Frontiers in Immunology (Nov 2020)

How Ancestry Influences the Chances of Finding Unrelated Donors: An Investigation in Admixed Brazilians

  • Kelly Nunes,
  • Vitor R. C. Aguiar,
  • Márcio Silva,
  • Alexandre C. Sena,
  • Danielli C. M. de Oliveira,
  • Carla L. Dinardo,
  • Fernanda S. G. Kehdy,
  • Eduardo Tarazona-Santos,
  • Vanderson G. Rocha,
  • Vanderson G. Rocha,
  • Anna Barbara F. Carneiro-Proietti,
  • Paula Loureiro,
  • Paula Loureiro,
  • Miriam V. Flor-Park,
  • Claudia Maximo,
  • Shannon Kelly,
  • Shannon Kelly,
  • Brian Custer,
  • Brian Custer,
  • Bruce S. Weir,
  • Ester C. Sabino,
  • Luís Cristóvão Porto,
  • Diogo Meyer

DOI
https://doi.org/10.3389/fimmu.2020.584950
Journal volume & issue
Vol. 11

Abstract

Read online

A match of HLA loci between patients and donors is critical for successful hematopoietic stem cell transplantation.
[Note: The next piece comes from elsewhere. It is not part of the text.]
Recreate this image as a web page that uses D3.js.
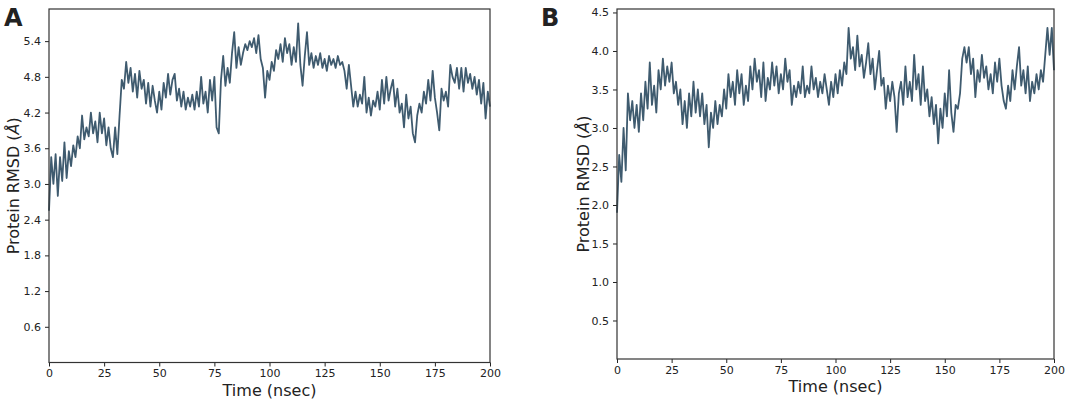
<!DOCTYPE html>
<html>
<head>
<meta charset="utf-8">
<script src="https://cdn.jsdelivr.net/npm/d3@7"></script>
<style>
  body { margin: 0; background: #fff; }
  svg text { font-family: "DejaVu Sans", sans-serif; fill: #222; }
</style>
</head>
<body>
<div class="chart"></div>
<script>
// time axis, one frame per ns
var timeNs = d3.range(0, 201);

// panel A RMSD (Å) at 1 ns steps
var rmsdA = [2.55,3.45,3.0,3.5,2.8,3.45,3.05,3.7,3.1,3.55,
  3.3,3.65,3.45,3.8,3.6,4.15,3.75,3.95,3.8,4.2,
  3.85,4.05,3.7,4.2,3.85,4.1,3.65,3.95,3.6,3.45,
  3.95,3.5,4.15,4.75,4.6,5.05,4.7,4.95,4.55,4.85,
  4.45,4.9,4.6,4.75,4.35,4.7,4.3,4.65,4.4,4.2,
  4.55,4.25,4.7,4.45,4.85,4.5,4.75,4.85,4.4,4.6,
  4.3,4.55,4.25,4.45,4.3,4.5,4.25,4.55,4.3,4.8,
  4.35,4.55,4.2,4.75,4.4,4.8,3.95,3.85,4.75,5.15,
  4.65,4.95,4.7,5.2,5.55,4.95,5.3,5.0,5.2,5.35,
  5.25,5.4,5.3,5.45,5.2,5.5,5.1,4.95,4.45,4.9,
  4.75,5.05,4.9,5.25,5.1,5.35,5.05,5.45,5.2,5.35,
  5.0,5.3,5.05,5.7,5.0,4.65,5.15,5.55,5.0,5.2,
  4.95,5.15,5.0,5.2,4.95,5.1,4.9,5.15,5.0,5.1,
  4.95,5.15,5.0,5.05,4.9,4.6,5.0,4.65,4.3,4.55,
  4.3,4.5,4.35,4.8,4.2,4.45,4.15,4.4,4.3,4.55,
  4.25,4.75,4.35,4.8,4.4,4.6,4.75,4.3,4.6,4.2,
  4.35,3.95,4.5,4.1,4.3,3.85,3.7,4.15,4.35,4.2,
  4.55,4.35,4.75,4.4,4.9,4.45,4.2,3.9,4.6,4.4,
  4.55,4.3,5.0,4.8,4.7,4.95,4.6,4.95,4.55,4.95,
  4.7,4.85,4.6,4.8,4.5,4.75,4.35,4.7,4.1,4.55,
  4.3];

// panel B RMSD (Å)
var rmsdB = [1.9,2.65,2.3,3.0,2.45,3.45,3.1,3.35,3.0,3.3,
  2.95,3.45,3.1,3.6,3.25,3.85,3.3,3.55,3.2,3.75,
  3.5,3.9,3.55,3.8,3.6,3.85,3.45,3.6,3.3,3.5,
  3.05,3.35,3.0,3.45,3.15,3.6,3.2,3.5,3.15,3.45,
  3.05,3.3,2.75,3.2,3.0,3.35,3.05,3.3,3.15,3.5,
  3.25,3.7,3.4,3.6,3.3,3.75,3.45,3.7,3.3,3.55,
  3.35,3.8,3.5,3.9,3.6,3.75,3.4,3.85,3.35,3.65,
  3.5,3.85,3.55,3.8,3.45,3.7,3.5,3.9,3.6,3.75,
  3.3,3.55,3.4,3.6,3.45,3.8,3.4,3.55,3.45,3.8,
  3.5,3.65,3.4,3.6,3.45,3.7,3.5,3.3,3.6,3.4,
  3.7,3.45,3.75,3.55,3.85,3.7,4.3,3.9,4.05,3.75,
  4.2,3.8,3.95,3.65,3.85,4.1,3.7,3.9,3.5,3.75,
  4.0,3.55,3.65,3.25,3.55,3.35,3.6,3.4,2.95,3.45,
  3.6,3.3,3.8,3.4,3.6,3.35,3.95,3.5,3.7,3.3,
  3.8,3.35,3.5,3.15,3.4,3.05,3.3,2.8,3.25,3.0,
  3.45,3.15,3.75,3.2,2.95,3.3,3.25,3.45,3.9,4.05,
  3.85,4.05,3.7,3.9,3.4,3.75,3.6,3.95,3.65,3.8,
  3.5,3.7,3.45,3.85,3.6,3.9,3.55,3.35,3.25,3.55,
  3.35,3.75,3.5,3.8,4.05,3.55,3.75,3.45,3.8,3.35,
  3.6,3.45,3.7,3.5,3.75,3.6,3.95,4.3,3.95,4.3,
  3.75];

var xTicks = [0, 25, 50, 75, 100, 125, 150, 175, 200];
var yTicksA = [0.6, 1.2, 1.8, 2.4, 3.0, 3.6, 4.2, 4.8, 5.4];
var yTicksB = [0.5, 1.0, 1.5, 2.0, 2.5, 3.0, 3.5, 4.0, 4.5];

var lineColor = "#3f5b6f";

var svg = d3.select("body div.chart").append("svg")
    .attr("width", 1065).attr("height", 400);

function drawPanel(opts) {
    var x = d3.scaleLinear().domain([0, 200]).range([opts.left, opts.right]);
    var y = d3.scaleLinear().domain([0, opts.ymax]).range([opts.bottom, opts.top]);
    var g = svg.append("g");

    var line = d3.line()
        .x(function(d, i) { return x(timeNs[i]); })
        .y(function(d) { return y(d); });

    g.append("path")
        .attr("d", line(opts.values))
        .attr("fill", "none")
        .attr("stroke", lineColor)
        .attr("stroke-width", 1.8)
        .attr("stroke-linejoin", "round");

    var xAxis = g.append("g")
        .attr("transform", "translate(0," + opts.bottom + ")")
        .call(d3.axisBottom(x).tickValues(xTicks).tickSize(4).tickPadding(3));
    var yAxis = g.append("g")
        .attr("transform", "translate(" + opts.left + ",0)")
        .call(d3.axisLeft(y).tickValues(opts.yTicks).tickFormat(d3.format(".1f")).tickSize(4).tickPadding(4));

    [xAxis, yAxis].forEach(function(a) {
        a.select(".domain").remove();
        a.selectAll("line").attr("stroke", "#222").attr("stroke-width", 1);
        a.selectAll("text").attr("font-size", 11).attr("fill", "#222")
            .attr("font-family", "DejaVu Sans, sans-serif");
    });

    // matplotlib style box
    g.append("rect")
        .attr("x", opts.left).attr("y", opts.top)
        .attr("width", opts.right - opts.left).attr("height", opts.bottom - opts.top)
        .attr("fill", "none").attr("stroke", "#333").attr("stroke-width", 1.2);

    g.append("text")
        .attr("x", (opts.left + opts.right) / 2).attr("y", opts.bottom + 33)
        .attr("text-anchor", "middle").attr("font-size", 16)
        .text("Time (nsec)");

    var yl = g.append("text")
        .attr("transform", "translate(" + opts.ylabelX + "," + ((opts.top + opts.bottom) / 2) + ") rotate(-90)")
        .attr("text-anchor", "middle").attr("font-size", 16);
    yl.append("tspan").text("Protein RMSD (");
    yl.append("tspan").attr("font-style", "italic").text("Å");
    yl.append("tspan").text(")");

    svg.append("text")
        .attr("x", opts.labelX).attr("y", 26)
        .attr("font-size", 24).attr("font-weight", "bold")
        .attr("font-family", "Liberation Sans, Arial, sans-serif")
        .text(opts.label);
}

drawPanel({values: rmsdA, yTicks: yTicksA, ymax: 5.94, left: 49, right: 490, top: 9, bottom: 362.5,
           ylabelX: 19, labelX: 4, label: "A"});
drawPanel({values: rmsdB, yTicks: yTicksB, ymax: 4.545, left: 617, right: 1054, top: 9, bottom: 359,
           ylabelX: 589, labelX: 541, label: "B"});
</script>
</body>
</html>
However, the extreme polymorphism of HLA loci – an outcome of millions of years of natural selection – reduces the chances that two individuals will carry identical combinations of multilocus HLA genotypes. Further, HLA variability is not homogeneously distributed throughout the world: African populations on average have greater variability than non-Africans, reducing the chances that two unrelated African individuals are HLA identical. Here, we explore how self-identification (often equated with “ethnicity” or “race”) and genetic ancestry are related to the chances of finding HLA compatible donors in a large sample from Brazil, a highly admixed country. We query REDOME, Brazil’s Bone Marrow Registry, and investigate how different criteria for identifying ancestry influence the chances of finding a match. We find that individuals who self-identify as “Black” and “Mixed” on average have lower chances of finding matches than those who self-identify as “White” (up to 57% reduction). We next show that an individual’s African genetic ancestry, estimated using molecular markers and quantified as the proportion of an individual’s genome that traces its ancestry to Africa, is strongly associated with reduced chances of finding a match (up to 60% reduction). Finally, we document that the strongest reduction in chances of finding a match is associated with having an MHC region of exclusively African ancestry (up to 75% reduction). We apply our findings to a specific condition, for which there is a clinical indication for transplantation: sickle-cell disease. We show that the increased African ancestry in patients with this disease leads to reduced chances of finding a match, when compared to the remainder of the sample, without the condition. Our results underscore the influence of ancestry on chances of finding compatible HLA matches, and indicate that efforts guided to increasing the African component of registries are necessary.